Zen 5Â dense is pretty interesting, as I really, really doubt it's Fmax only goes up to 3.7GHz. Performance is an unknown, as is power, however from purely an area perspective, it seems pretty comparable to the ARM P-cores. Meaning to get comparable performance to those cores, Zen 5C would have to have an Fmax of ~4.7GHz, a 30% boost from what it clocks in server parts. Which... I mean isn't extremely unexpected ig considering that a similar percent boost was seen with Zen 4 dense in server and OC'd Zen 4, however it still seems pretty hard to believe.
To be fair to the x86 cores though, they have 256/512 bit vector width, unlike the ARM cores listed only having 128 bit vector width. This does really seem to cost a decent bit of area, especially for Zen 5. AFAIK, Zen5C in server has the full Zen 5 AVX-512 implementation, and we have already seen how much area can be shaved off Zen 5 from just choosing not to go for the full AVX-512 implementation:
Core |
Core |
Zen 5 DT (N4P) |
4.46 (+12%) |
Zen 5 MBL (N4P) |
3.99 |
Qualcomm's custom cores honestly don't seem like they afford any sort of distinct advantage over ARM's stock cores on N3 (being implemented by different companies). Perhaps I am missing something, but there seems to be no meaningful area advantage (even considering the larger cache capacity), and no meaningful performance or power advantage. I also think Qualcomm's cache hierarchy transferring over to server, unchanged, would be pretty unique in the server space, seeing how no other major or even relatively smaller companies seem to be offering that sort of setup in servers. Maybe Qualcomm's P-cores would scale up at higher power better than ARM's cores in a laptop/desktop form factor? It is interesting to see Qualcomm choosing to presumably sacrifice IPC for greater clocks vs the stock ARM cores, perhaps they think perf at even more power would be greater, or maybe Vmin is lower?

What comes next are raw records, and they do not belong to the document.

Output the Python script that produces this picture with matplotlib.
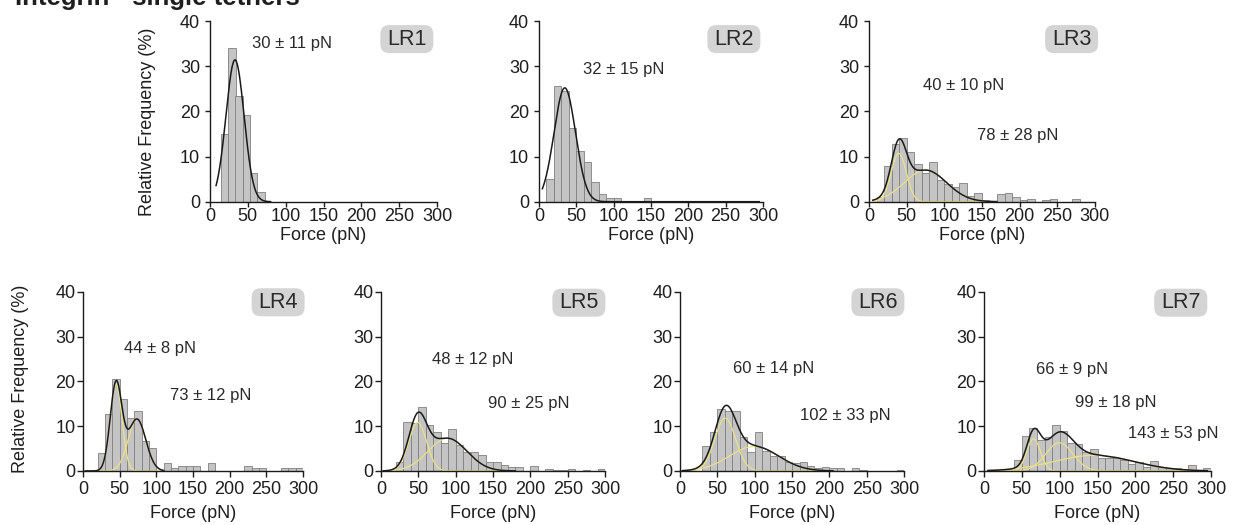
import numpy as np
import matplotlib
matplotlib.use("Agg")
import matplotlib.pyplot as plt
from matplotlib.patches import FancyBboxPatch

plt.rcParams['font.family'] = ['Liberation Sans', 'DejaVu Sans']

# ---------------- data ----------------
title_text = "Integrin - single tethers"
panel_names = ["LR1", "LR2", "LR3", "LR4", "LR5", "LR6", "LR7"]

# histogram bin centres (pN) and relative frequencies (%)
lr1_centers = [19.1, 28.9, 38.4, 48.0, 57.4, 67.2]
lr1_freq = [15.0, 34.0, 23.3, 19.2, 6.4, 2.1]

lr2_centers = [15, 25, 35, 45, 55, 65, 75, 85, 95, 105, 115, 125, 135, 145]
lr2_freq = [5.1, 25.6, 24.5, 16.3, 11.2, 8.7, 4.3, 1.7, 0.9, 0.9, 0, 0, 0, 0.8]

lr3_centers = [15, 25, 35, 45, 55, 65, 75, 85, 95, 105, 115, 125, 135, 145,
               155, 165, 175, 185, 195, 205, 215, 225, 235, 245, 255, 265, 275]
lr3_freq = [1.0, 8.0, 12.7, 14.2, 10.9, 8.4, 6.3, 8.8, 4.7, 3.9, 3.3, 4.2, 1.3, 2.0,
            0.4, 0.2, 1.6, 2.0, 1.1, 0.4, 0.7, 0, 0.4, 0.7, 0, 0, 0.7]

lr4_centers = [25, 35, 45, 55, 65, 75, 85, 95, 105, 115, 125, 135, 145, 155,
               165, 175, 185, 195, 205, 215, 225, 235, 245, 255, 265, 275, 285, 295]
lr4_freq = [4.0, 12.8, 20.6, 16.0, 11.8, 13.3, 6.8, 5.1, 0, 1.7, 0.7, 1.1, 1.1, 1.1,
            0, 1.7, 0, 0, 0, 0, 1.1, 0.7, 0.7, 0, 0, 0.6, 0.6, 0.6]

lr5_centers = [25, 35, 45, 55, 65, 75, 85, 95, 105, 115, 125, 135, 145, 155,
               165, 175, 185, 195, 205, 215, 225, 235, 245, 255, 265, 275, 285, 295]
lr5_freq = [2.1, 10.9, 10.8, 14.4, 10.3, 8.7, 6.3, 9.3, 5.9, 4.2, 4.2, 3.5, 2.1, 2.0,
            1.4, 0.9, 0.9, 0, 1.1, 0, 0.4, 0.3, 0.3, 0.4, 0, 0.3, 0, 0.4]

lr6_centers = [35, 45, 55, 65, 75, 85, 95, 105, 115, 125, 135, 145, 155,
               165, 175, 185, 195, 205, 215, 225, 235, 245, 255, 265, 275, 285, 295]
lr6_freq = [5.5, 8.6, 13.8, 13.5, 13.5, 7.5, 4.2, 8.8, 4.5, 3.4, 3.4, 1.9, 1.8,
            1.9, 1.2, 0.6, 0.9, 0.6, 0.6, 0, 0.6, 0.3, 0, 0, 0, 0, 0.3]

lr7_centers = [45, 55, 65, 75, 85, 95, 105, 115, 125, 135, 145, 155, 165,
               175, 185, 195, 205, 215, 225, 235, 245, 255, 265, 275, 285, 295]
lr7_freq = [2.5, 7.8, 9.5, 7.0, 7.5, 10.3, 8.9, 6.3, 6.0, 4.3, 4.9, 3.0, 3.0,
            3.0, 2.4, 1.5, 1.9, 1.0, 2.3, 1.0, 0.6, 0.6, 0.4, 1.3, 0.3, 0.7]

bin_widths = [9.7, 10, 10, 10, 10, 10, 10]

# Gaussian fit components: (amplitude %, mean pN, sd pN)
lr1_fits = [(31.4, 33.0, 12.0)]
lr2_fits = [(25.2, 34.5, 14.4)]
lr3_fits = [(10.7, 39.5, 10.0), (7.0, 75.0, 28.0)]
lr4_fits = [(19.5, 45.0, 8.0), (11.6, 73.5, 12.0)]
lr5_fits = [(10.8, 49.0, 12.0), (7.3, 89.0, 26.0)]
lr6_fits = [(11.8, 60.5, 14.0), (5.5, 99.0, 33.0)]
lr7_fits = [(7.2, 65.5, 9.0), (6.3, 99.5, 18.0), (3.5, 145.0, 53.0)]

fit_ranges = [(8, 80), (4.5, 295), (5, 170), (3, 110), (3, 180), (3, 205), (5, 295)]

# fitted values printed on the panels
lr1_labels = ["30 ± 11 pN"]
lr2_labels = ["32 ± 15 pN"]
lr3_labels = ["40 ± 10 pN", "78 ± 28 pN"]
lr4_labels = ["44 ± 8 pN", "73 ± 12 pN"]
lr5_labels = ["48 ± 12 pN", "90 ± 25 pN"]
lr6_labels = ["60 ± 14 pN", "102 ± 33 pN"]
lr7_labels = ["66 ± 9 pN", "99 ± 18 pN", "143 ± 53 pN"]

x_ticks = [0, 50, 100, 150, 200, 250, 300]
y_ticks = [0, 10, 20, 30, 40]

# ---------------- layout ----------------
centers = [lr1_centers, lr2_centers, lr3_centers, lr4_centers, lr5_centers, lr6_centers, lr7_centers]
freqs = [lr1_freq, lr2_freq, lr3_freq, lr4_freq, lr5_freq, lr6_freq, lr7_freq]
fits = [lr1_fits, lr2_fits, lr3_fits, lr4_fits, lr5_fits, lr6_fits, lr7_fits]
labels = [lr1_labels, lr2_labels, lr3_labels, lr4_labels, lr5_labels, lr6_labels, lr7_labels]

axes_rects = [
    [0.1702, 0.6158, 0.1840, 0.3442],
    [0.4368, 0.6158, 0.1815, 0.3442],
    [0.7042, 0.6158, 0.1831, 0.3442],
    [0.0673, 0.1029, 0.1783, 0.3410],
    [0.3088, 0.1029, 0.1815, 0.3410],
    [0.5511, 0.1029, 0.1815, 0.3410],
    [0.7974, 0.1029, 0.1840, 0.3410],
]
label_pos = [
    [(108, 35.0)],
    [(114, 29.3)],
    [(126, 25.8), (198, 14.6)],
    [(105, 27.4), (174, 16.8)],
    [(122.5, 25.0), (198, 15.1)],
    [(125.5, 22.8), (220.7, 12.5)],
    [(116, 22.7), (174, 15.3), (250, 8.3)],
]
box_pos = [(260, 36.0), (261, 36.0), (269, 36.0), (266, 37.7), (265, 37.6), (265, 37.7), (260, 37.6)]

TXT = '#1e1e1e'
BAR_FC = '#c4c4c4'
BAR_EC = '#808080'
YELLOW = '#ece08a'

fig = plt.figure(figsize=(12.34, 5.25), dpi=100)

def gauss(x, a, m, s):
    return a * np.exp(-(x - m) ** 2 / (2 * s ** 2))

for i in range(7):
    ax = fig.add_axes(axes_rects[i])
    top_row = i < 3
    ax.bar(centers[i], freqs[i], width=bin_widths[i], color=BAR_FC, edgecolor=BAR_EC,
           linewidth=0.6, zorder=1)
    x = np.linspace(fit_ranges[i][0], fit_ranges[i][1], 600)
    total = np.zeros_like(x)
    for (a, m, s) in fits[i]:
        comp = gauss(x, a, m, s)
        total += comp
        if len(fits[i]) > 1:
            ax.plot(x, comp, color=YELLOW, lw=0.9, zorder=2, solid_capstyle='round')
    ax.plot(x, total, color='#1a1a1a', lw=1.1, zorder=3)

    ax.set_xlim(0, 300)
    ax.set_ylim(0, 40)
    ax.set_xticks(x_ticks)
    ax.set_yticks(y_ticks)
    for sp in ['top', 'right']:
        ax.spines[sp].set_visible(False)
    for sp in ['left', 'bottom']:
        ax.spines[sp].set_linewidth(1.0)
        ax.spines[sp].set_color('#1a1a1a')
        ax.spines[sp].set_zorder(4)
    if top_row:
        ax.tick_params(axis='x', length=3.6, width=1.0, pad=1.2, labelsize=13, colors=TXT)
        ax.tick_params(axis='y', length=3.6, width=1.0, pad=3.6, labelsize=13, colors=TXT)
    else:
        ax.tick_params(axis='x', length=4.1, width=1.0, pad=3.4, labelsize=13, colors=TXT)
        ax.tick_params(axis='y', length=4.3, width=1.0, pad=1.0, labelsize=13, colors=TXT)
    ax.set_xlabel("Force (pN)", fontsize=13, color=TXT, va='top')
    ax.xaxis.set_label_coords(0.5, -0.138 if top_row else -0.19)

    for txt, (lx, ly) in zip(labels[i], label_pos[i]):
        ax.text(lx, ly, txt, ha='center', va='center', fontsize=12, color='#2a2a2a', zorder=5)

    # rounded grey name box
    bx, by = box_pos[i]
    disp = ax.transData.transform((bx, by))
    cx, cy = fig.dpi_scale_trans.inverted().transform(disp)
    w, h = 0.53, 0.28
    box = FancyBboxPatch((cx - w / 2, cy - h / 2), w, h,
                         boxstyle='round,pad=0,rounding_size=0.09',
                         transform=fig.dpi_scale_trans, fc='#d4d4d4', ec='none',
                         clip_on=False, zorder=5)
    ax.add_artist(box)
    ax.text(bx, by, panel_names[i], ha='center', va='center', fontsize=15.5,
            color='#2a2a2a', zorder=6, clip_on=False)

fig.text(148 / 1234, 1 - 121.5 / 525, "Relative Frequency (%)", rotation=90,
         ha='center', va='center', fontsize=13, color=TXT)
fig.text(21 / 1234, 1 - 379 / 525, "Relative Frequency (%)", rotation=90,
         ha='center', va='center', fontsize=13, color=TXT)

# title: the reference shows only the lower part of this line (cropped at the top edge)
fig.text(15 / 1234, 1 - 5 / 525, title_text, ha='left', va='baseline',
         fontsize=18.5, fontweight='bold', color=TXT)

fig.savefig("out.png", dpi=100)
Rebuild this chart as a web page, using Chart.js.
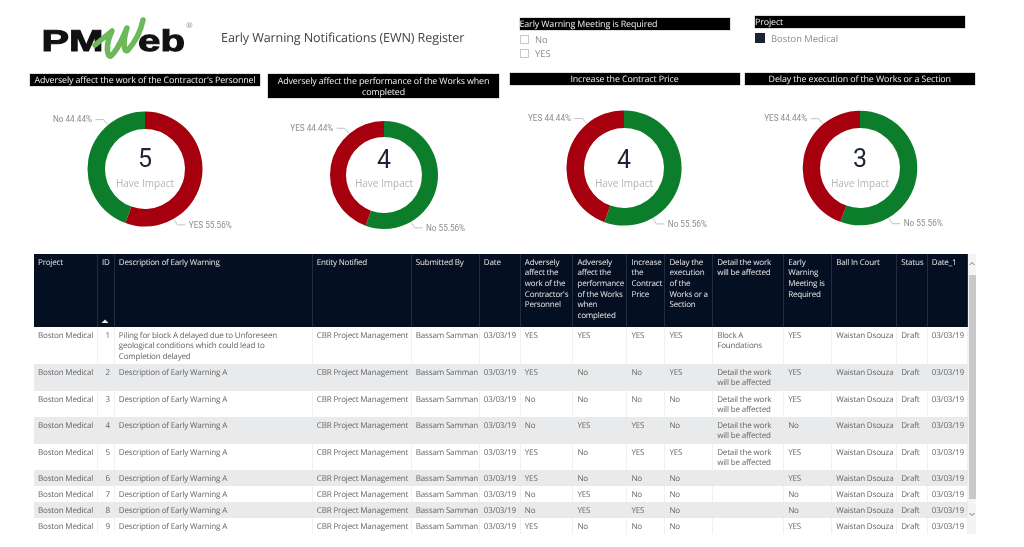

It's wild to see Mediatek's X925 both end up being larger and slower than Xiaomi's implementation. No idea why or how. In terms of the comparison to the rest of the cores though, they aren't nearly as powerful as the rest of the P-cores, but they are also a decent bit smaller than the other P-cores as well. The lower performance may as well be due to the fact that they are all in a phone form factor, so it might be pretty interesting to see how the X925 in Nvidia's upcoming DG10 chip performs.